# Aim
Set down the lines that begin at the top of the records and end with the line containing "const yTicks = [0, 2, 4, 6, 8, 10, 12];", and drop every picture.

# Items listed in a dataset
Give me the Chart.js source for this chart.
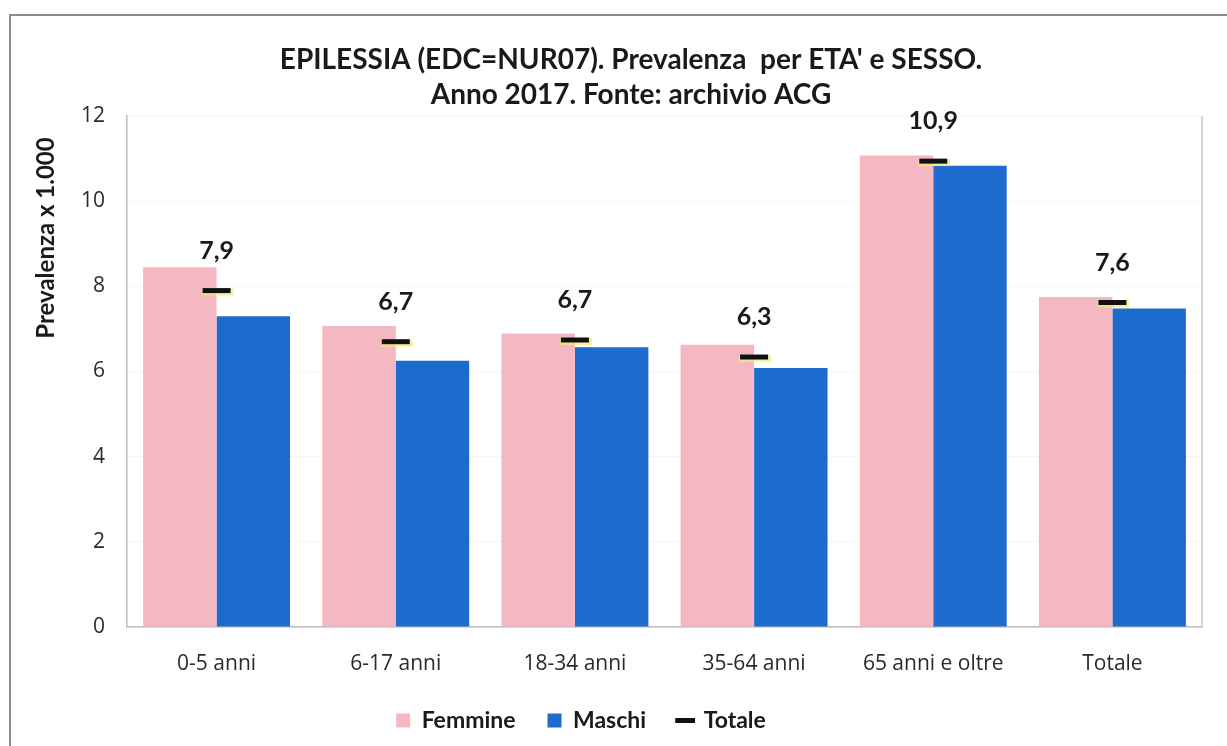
<!DOCTYPE html>
<html>
<head>
<meta charset="utf-8">
<script src="https://cdn.jsdelivr.net/npm/chart.js@4"></script>
<style>
    html, body { margin: 0; padding: 0; background: #fff; overflow: hidden; }
    #wrap { position: relative; width: 1227px; height: 746px; }
    #frame {
        position: absolute; left: 9px; top: 14px; width: 1240px; height: 760px;
        border: 2px solid #8c8c8c; box-sizing: border-box;
    }
    canvas { position: absolute; left: 0; top: 0; }
</style>
</head>
<body>
<div id="wrap">
    <div id="frame"></div>
    <canvas id="epiChart" width="1227" height="746"></canvas>
</div>
<script>
// Data
const categories = ['0-5 anni', '6-17 anni', '18-34 anni', '35-64 anni', '65 anni e oltre', 'Totale'];
const femmine = [8.45, 7.07, 6.89, 6.63, 11.07, 7.75];
const maschi = [7.30, 6.25, 6.57, 6.08, 10.83, 7.48];
const totale = [7.9, 6.7, 6.74, 6.34, 10.94, 7.62];
const yTicks = [0, 2, 4, 6, 8, 10, 12];

const FONT = 'Lato, "Open Sans", sans-serif';
const TICK_FONT = '"Open Sans", Lato, sans-serif';

// Y title, plot frame, glow under the Totale dashes and the value labels
const extras = {
    id: 'extras',
    afterLayout(chart) {
        // legend sits a bit left of centre in the original
        chart.legend.left -= 50;
        chart.legend.right -= 50;
    },
    beforeDatasetDraw(chart, args) {
        if (args.index !== 2) return;
        const ctx = chart.ctx;
        ctx.save();
        ctx.fillStyle = 'rgba(240, 235, 120, 0.7)';
        args.meta.data.forEach(pt => {
            ctx.fillRect(pt.x - 15, pt.y - 2, 32, 7);
        });
        ctx.restore();
    },
    afterDraw(chart) {
        const ctx = chart.ctx;
        const area = chart.chartArea;
        ctx.save();
        // right edge of plot
        ctx.strokeStyle = '#c8c8c8';
        ctx.lineWidth = 1.5;
        ctx.beginPath();
        ctx.moveTo(area.right, area.top);
        ctx.lineTo(area.right, area.bottom);
        ctx.stroke();

        // y axis title
        ctx.fillStyle = '#1a1a1a';
        ctx.font = 'bold 24px ' + FONT;
        ctx.textAlign = 'center';
        ctx.textBaseline = 'middle';
        ctx.translate(46, 238);
        ctx.rotate(-Math.PI / 2);
        ctx.fillText('Prevalenza x 1.000', 0, 0);
        ctx.restore();

        // labels above Totale
        const meta = chart.getDatasetMeta(2);
        ctx.save();
        ctx.fillStyle = '#1a1a1a';
        ctx.font = 'bold 25px ' + FONT;
        ctx.textAlign = 'center';
        ctx.textBaseline = 'middle';
        meta.data.forEach((pt, i) => {
            ctx.fillText(totale[i].toFixed(1).replace('.', ','), pt.x, pt.y - 40);
        });
        ctx.restore();
    }
};

const ctx = document.getElementById('epiChart').getContext('2d');
new Chart(ctx, {
    type: 'bar',
    data: {
        labels: categories,
        datasets: [
            {
                label: 'Femmine',
                data: femmine,
                backgroundColor: '#f4b8c2',
                pointStyle: 'rect',
                categoryPercentage: 0.82,
                barPercentage: 1.0,
                order: 2
            },
            {
                label: 'Maschi',
                data: maschi,
                backgroundColor: '#1d6bcc',
                pointStyle: 'rect',
                categoryPercentage: 0.82,
                barPercentage: 1.0,
                order: 2
            },
            {
                type: 'line',
                label: 'Totale',
                data: totale,
                showLine: false,
                borderColor: '#111',
                backgroundColor: '#111',
                borderWidth: 3,
                pointStyle: 'line',
                pointRadius: 14,
                pointHoverRadius: 14,
                pointBorderWidth: 5,
                pointBorderColor: '#111',
                order: 1
            }
        ]
    },
    options: {
        responsive: false,
        animation: false,
        layout: { padding: { left: 60, right: 25, top: 42, bottom: 4 } },
        plugins: {
            title: {
                display: true,
                text: ["EPILESSIA (EDC=NUR07). Prevalenza  per ETA' e SESSO.", 'Anno 2017. Fonte: archivio ACG'],
                color: '#1a1a1a',
                font: { family: FONT, size: 28, weight: 'bold', lineHeight: 1.25 },
                padding: { top: 0, bottom: 4 }
            },
            legend: {
                position: 'bottom',
                labels: {
                    usePointStyle: true,
                    boxWidth: 14,
                    boxHeight: 14,
                    padding: 32,
                    color: '#1a1a1a',
                    font: { family: FONT, size: 23, weight: 'bold' },
                    sort: (a, b) => a.datasetIndex - b.datasetIndex
                }
            },
            tooltip: { enabled: false }
        },
        scales: {
            x: {
                grid: { display: false, drawTicks: false },
                border: { color: '#bdbdbd', width: 1.5 },
                ticks: {
                    padding: 24,
                    color: '#2a2a2a',
                    font: { family: TICK_FONT, size: 21 }
                },
                afterFit: s => { s.height = 50; }
            },
            y: {
                min: 0,
                max: 12,
                afterBuildTicks: s => { s.ticks = yTicks.map(v => ({ value: v })); },
                grid: { color: 'rgba(0,0,0,0.04)', drawTicks: false },
                border: { color: '#bdbdbd', width: 1.5 },
                ticks: {
                    padding: 22,
                    color: '#2a2a2a',
                    font: { family: TICK_FONT, size: 21 }
                },
                afterFit: s => { s.width = 67; }
            }
        }
    },
    plugins: [extras]
});
</script>
</body>
</html>
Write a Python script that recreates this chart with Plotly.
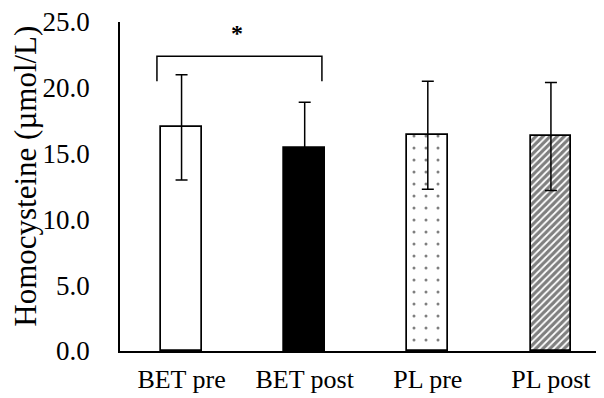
import plotly.graph_objects as go

categories = ["BET pre", "BET post", "PL pre", "PL post"]
means = [17.0, 15.4, 16.4, 16.3]
sds = [4.0, 3.5, 4.1, 4.1]
y_ticks = [0, 5, 10, 15, 20, 25]
y_tick_labels = ["0.0", "5.0", "10.0", "15.0", "20.0", "25.0"]
y_title = "Homocysteine (µmol/L)"

fills = ["white", "black", "white", "white"]
patterns = [
    dict(shape=""),
    dict(shape=""),
    dict(shape=".", fgcolor="black", bgcolor="white", size=12, solidity=0.05),
    dict(shape="/", fgcolor="black", bgcolor="white", size=5, solidity=0.65),
]

FONT = "Liberation Serif, Times New Roman, serif"

fig = go.Figure()
for i, c in enumerate(categories):
    fig.add_trace(go.Bar(
        x=[i], y=[means[i]],
        width=0.33,
        marker=dict(color=fills[i], line=dict(color="black", width=1.7),
                    pattern=patterns[i]),
        error_y=dict(type="data", array=[sds[i]], symmetric=True,
                     color="black", thickness=1.5, width=6),
        showlegend=False,
    ))

# significance bracket between BET pre and BET post
top = max(m + s for m, s in zip(means[:2], sds[:2]))
b_low, b_high = top - 0.5, top + 1.4
x0, x1 = 0 - 0.2, 1 + 0.14
fig.add_shape(type="path",
              path=f"M {x0} {b_low} L {x0} {b_high} L {x1} {b_high} L {x1} {b_low}",
              line=dict(color="black", width=1.5), xref="x", yref="y")
fig.add_annotation(x=(x0 + x1) / 2 - 0.02, y=b_high + 1.8, text="<b>*</b>",
                   showarrow=False, font=dict(family=FONT, size=24, color="black"),
                   xref="x", yref="y")

# y-axis title
fig.add_annotation(x=-0.194, y=0.53, xref="paper", yref="paper",
                   text=y_title, textangle=-90, showarrow=False,
                   xanchor="center", yanchor="middle",
                   font=dict(family=FONT, size=31, color="black"))

fig.update_layout(
    width=596, height=390,
    margin=dict(l=112, r=0, t=14, b=47),
    paper_bgcolor="white", plot_bgcolor="white",
    font=dict(family=FONT, color="black"),
    bargap=0,
)
fig.update_xaxes(
    range=[-0.5, 3.431],
    tickvals=list(range(len(categories))), ticktext=categories,
    showline=True, linecolor="black", linewidth=1.5,
    showgrid=False, zeroline=False, ticks="",
    tickfont=dict(family=FONT, size=26, color="black"),
    ticklabelstandoff=4,
)
fig.update_yaxes(
    range=[0, 25],
    tickvals=y_ticks, ticktext=y_tick_labels,
    showline=True, linecolor="black", linewidth=1.5,
    showgrid=False, zeroline=False, ticks="",
    tickfont=dict(family=FONT, size=27, color="black"),
    ticklabelstandoff=23,
    ticklabeloverflow="allow",
    automargin=False,
)

fig.write_html("out.html")
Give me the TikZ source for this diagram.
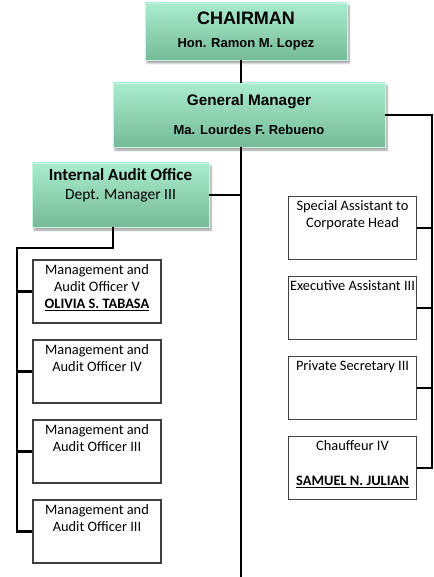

# Answer to the problem
Give me the Chart.js source for this chart.
<!DOCTYPE html>
<html>
<head>
<meta charset="utf-8">
<script src="https://cdn.jsdelivr.net/npm/chart.js@4"></script>
<style>
    html, body { margin: 0; padding: 0; background: #fff; overflow: hidden; }
    #wrap { position: relative; width: 1227px; height: 746px; }
    #frame {
        position: absolute; left: 9px; top: 14px; width: 1240px; height: 760px;
        border: 2px solid #8c8c8c; box-sizing: border-box;
    }
    canvas { position: absolute; left: 0; top: 0; }
</style>
</head>
<body>
<div id="wrap">
    <div id="frame"></div>
    <canvas id="epiChart" width="1227" height="746"></canvas>
</div>
<script>
// Data
const categories = ['0-5 anni', '6-17 anni', '18-34 anni', '35-64 anni', '65 anni e oltre', 'Totale'];
const femmine = [8.45, 7.07, 6.89, 6.63, 11.07, 7.75];
const maschi = [7.30, 6.25, 6.57, 6.08, 10.83, 7.48];
const totale = [7.9, 6.7, 6.74, 6.34, 10.94, 7.62];
const yTicks = [0, 2, 4, 6, 8, 10, 12];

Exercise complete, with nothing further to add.